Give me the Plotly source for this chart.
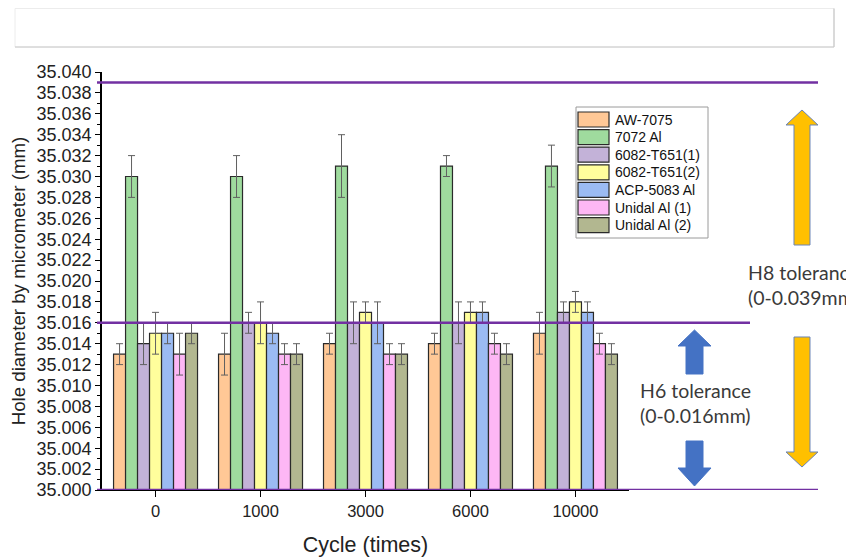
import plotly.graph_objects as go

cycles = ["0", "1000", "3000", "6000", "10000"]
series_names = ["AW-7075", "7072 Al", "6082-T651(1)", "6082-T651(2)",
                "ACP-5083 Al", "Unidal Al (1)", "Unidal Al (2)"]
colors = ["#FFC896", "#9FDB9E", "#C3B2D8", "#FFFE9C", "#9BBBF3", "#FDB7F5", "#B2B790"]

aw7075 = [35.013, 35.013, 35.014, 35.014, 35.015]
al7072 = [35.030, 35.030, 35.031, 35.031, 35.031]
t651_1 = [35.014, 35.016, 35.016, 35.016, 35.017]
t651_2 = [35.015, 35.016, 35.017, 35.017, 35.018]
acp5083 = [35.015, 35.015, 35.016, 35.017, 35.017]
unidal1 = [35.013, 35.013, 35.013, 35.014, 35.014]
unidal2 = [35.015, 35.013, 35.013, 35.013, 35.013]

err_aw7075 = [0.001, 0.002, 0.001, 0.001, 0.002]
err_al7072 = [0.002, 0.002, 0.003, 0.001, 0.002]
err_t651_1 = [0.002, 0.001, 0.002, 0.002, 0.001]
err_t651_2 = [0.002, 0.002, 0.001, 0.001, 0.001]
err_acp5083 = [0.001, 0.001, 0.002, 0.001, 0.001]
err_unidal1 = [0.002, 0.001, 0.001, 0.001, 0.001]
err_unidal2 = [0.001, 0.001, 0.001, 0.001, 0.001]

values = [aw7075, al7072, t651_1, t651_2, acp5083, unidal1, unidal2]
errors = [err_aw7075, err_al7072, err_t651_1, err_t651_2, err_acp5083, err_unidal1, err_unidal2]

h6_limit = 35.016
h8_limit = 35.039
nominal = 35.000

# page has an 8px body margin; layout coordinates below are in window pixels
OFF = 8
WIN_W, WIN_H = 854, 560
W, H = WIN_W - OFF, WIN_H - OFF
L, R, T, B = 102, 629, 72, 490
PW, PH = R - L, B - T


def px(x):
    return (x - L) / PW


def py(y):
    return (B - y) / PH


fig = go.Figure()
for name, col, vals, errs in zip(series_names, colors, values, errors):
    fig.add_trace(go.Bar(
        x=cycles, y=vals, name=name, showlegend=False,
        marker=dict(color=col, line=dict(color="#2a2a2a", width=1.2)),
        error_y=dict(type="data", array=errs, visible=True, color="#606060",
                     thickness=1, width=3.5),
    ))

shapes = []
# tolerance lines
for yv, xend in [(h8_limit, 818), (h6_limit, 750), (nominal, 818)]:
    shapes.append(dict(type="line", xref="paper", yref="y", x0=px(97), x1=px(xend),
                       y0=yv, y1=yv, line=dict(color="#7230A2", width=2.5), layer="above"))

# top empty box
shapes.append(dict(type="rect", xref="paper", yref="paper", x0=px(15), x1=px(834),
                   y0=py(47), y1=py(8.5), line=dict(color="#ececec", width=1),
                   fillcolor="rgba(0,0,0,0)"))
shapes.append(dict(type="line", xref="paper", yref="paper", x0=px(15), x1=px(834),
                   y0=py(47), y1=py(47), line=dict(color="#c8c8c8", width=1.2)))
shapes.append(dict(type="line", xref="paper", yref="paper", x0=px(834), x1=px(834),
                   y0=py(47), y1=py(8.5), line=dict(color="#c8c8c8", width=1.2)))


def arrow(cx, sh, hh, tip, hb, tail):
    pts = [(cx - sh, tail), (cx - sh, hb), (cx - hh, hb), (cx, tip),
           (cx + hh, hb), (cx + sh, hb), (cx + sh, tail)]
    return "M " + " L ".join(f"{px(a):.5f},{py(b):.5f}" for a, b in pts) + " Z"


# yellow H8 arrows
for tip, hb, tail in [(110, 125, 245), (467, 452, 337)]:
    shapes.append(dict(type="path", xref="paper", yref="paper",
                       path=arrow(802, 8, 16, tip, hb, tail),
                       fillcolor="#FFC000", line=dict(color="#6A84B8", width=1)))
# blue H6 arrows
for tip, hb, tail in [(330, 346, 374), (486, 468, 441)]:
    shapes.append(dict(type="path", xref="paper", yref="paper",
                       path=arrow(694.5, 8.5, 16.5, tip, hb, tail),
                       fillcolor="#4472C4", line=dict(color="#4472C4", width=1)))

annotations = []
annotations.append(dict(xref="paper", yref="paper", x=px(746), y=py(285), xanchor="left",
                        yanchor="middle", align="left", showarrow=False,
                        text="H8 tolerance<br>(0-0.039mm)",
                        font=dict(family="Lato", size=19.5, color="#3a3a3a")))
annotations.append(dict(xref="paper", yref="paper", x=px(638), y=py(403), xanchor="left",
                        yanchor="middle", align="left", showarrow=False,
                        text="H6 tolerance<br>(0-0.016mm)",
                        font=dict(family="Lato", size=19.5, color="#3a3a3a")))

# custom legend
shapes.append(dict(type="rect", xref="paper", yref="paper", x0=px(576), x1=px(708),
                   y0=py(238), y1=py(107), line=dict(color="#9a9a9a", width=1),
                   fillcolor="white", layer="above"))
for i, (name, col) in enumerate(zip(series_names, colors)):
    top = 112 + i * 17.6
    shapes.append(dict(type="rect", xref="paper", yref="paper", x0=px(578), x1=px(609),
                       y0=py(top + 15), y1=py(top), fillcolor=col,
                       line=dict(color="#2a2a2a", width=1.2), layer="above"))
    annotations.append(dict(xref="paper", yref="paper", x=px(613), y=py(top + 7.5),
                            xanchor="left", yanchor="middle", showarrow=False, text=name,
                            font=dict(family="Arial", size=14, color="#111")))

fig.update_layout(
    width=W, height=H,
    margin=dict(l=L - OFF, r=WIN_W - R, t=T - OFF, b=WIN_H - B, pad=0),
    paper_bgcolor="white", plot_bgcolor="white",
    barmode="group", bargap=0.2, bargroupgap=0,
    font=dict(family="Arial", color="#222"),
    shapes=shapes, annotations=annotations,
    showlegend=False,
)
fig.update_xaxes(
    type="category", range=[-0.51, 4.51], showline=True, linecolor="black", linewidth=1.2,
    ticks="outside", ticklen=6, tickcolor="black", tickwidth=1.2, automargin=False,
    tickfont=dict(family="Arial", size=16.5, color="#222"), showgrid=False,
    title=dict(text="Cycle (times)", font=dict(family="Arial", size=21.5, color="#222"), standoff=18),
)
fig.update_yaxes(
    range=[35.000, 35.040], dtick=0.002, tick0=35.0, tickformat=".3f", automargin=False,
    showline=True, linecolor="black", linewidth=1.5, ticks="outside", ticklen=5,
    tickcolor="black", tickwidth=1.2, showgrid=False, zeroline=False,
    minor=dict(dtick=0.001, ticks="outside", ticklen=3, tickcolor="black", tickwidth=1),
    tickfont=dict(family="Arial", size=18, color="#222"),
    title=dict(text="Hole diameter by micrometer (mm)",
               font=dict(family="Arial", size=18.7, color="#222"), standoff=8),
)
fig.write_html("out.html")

▶ [WHAT TO WORK ON] Restate only the lines running from the start of the material above through the line containing "unidal2 = [35.015, 35.013, 35.013, 35.013, 35.013]", ends included. No pictures.

▶ [TASK RESULT]
Give me the Plotly source for this chart.
import plotly.graph_objects as go

cycles = ["0", "1000", "3000", "6000", "10000"]
series_names = ["AW-7075", "7072 Al", "6082-T651(1)", "6082-T651(2)",
                "ACP-5083 Al", "Unidal Al (1)", "Unidal Al (2)"]
colors = ["#FFC896", "#9FDB9E", "#C3B2D8", "#FFFE9C", "#9BBBF3", "#FDB7F5", "#B2B790"]

aw7075 = [35.013, 35.013, 35.014, 35.014, 35.015]
al7072 = [35.030, 35.030, 35.031, 35.031, 35.031]
t651_1 = [35.014, 35.016, 35.016, 35.016, 35.017]
t651_2 = [35.015, 35.016, 35.017, 35.017, 35.018]
acp5083 = [35.015, 35.015, 35.016, 35.017, 35.017]
unidal1 = [35.013, 35.013, 35.013, 35.014, 35.014]
unidal2 = [35.015, 35.013, 35.013, 35.013, 35.013]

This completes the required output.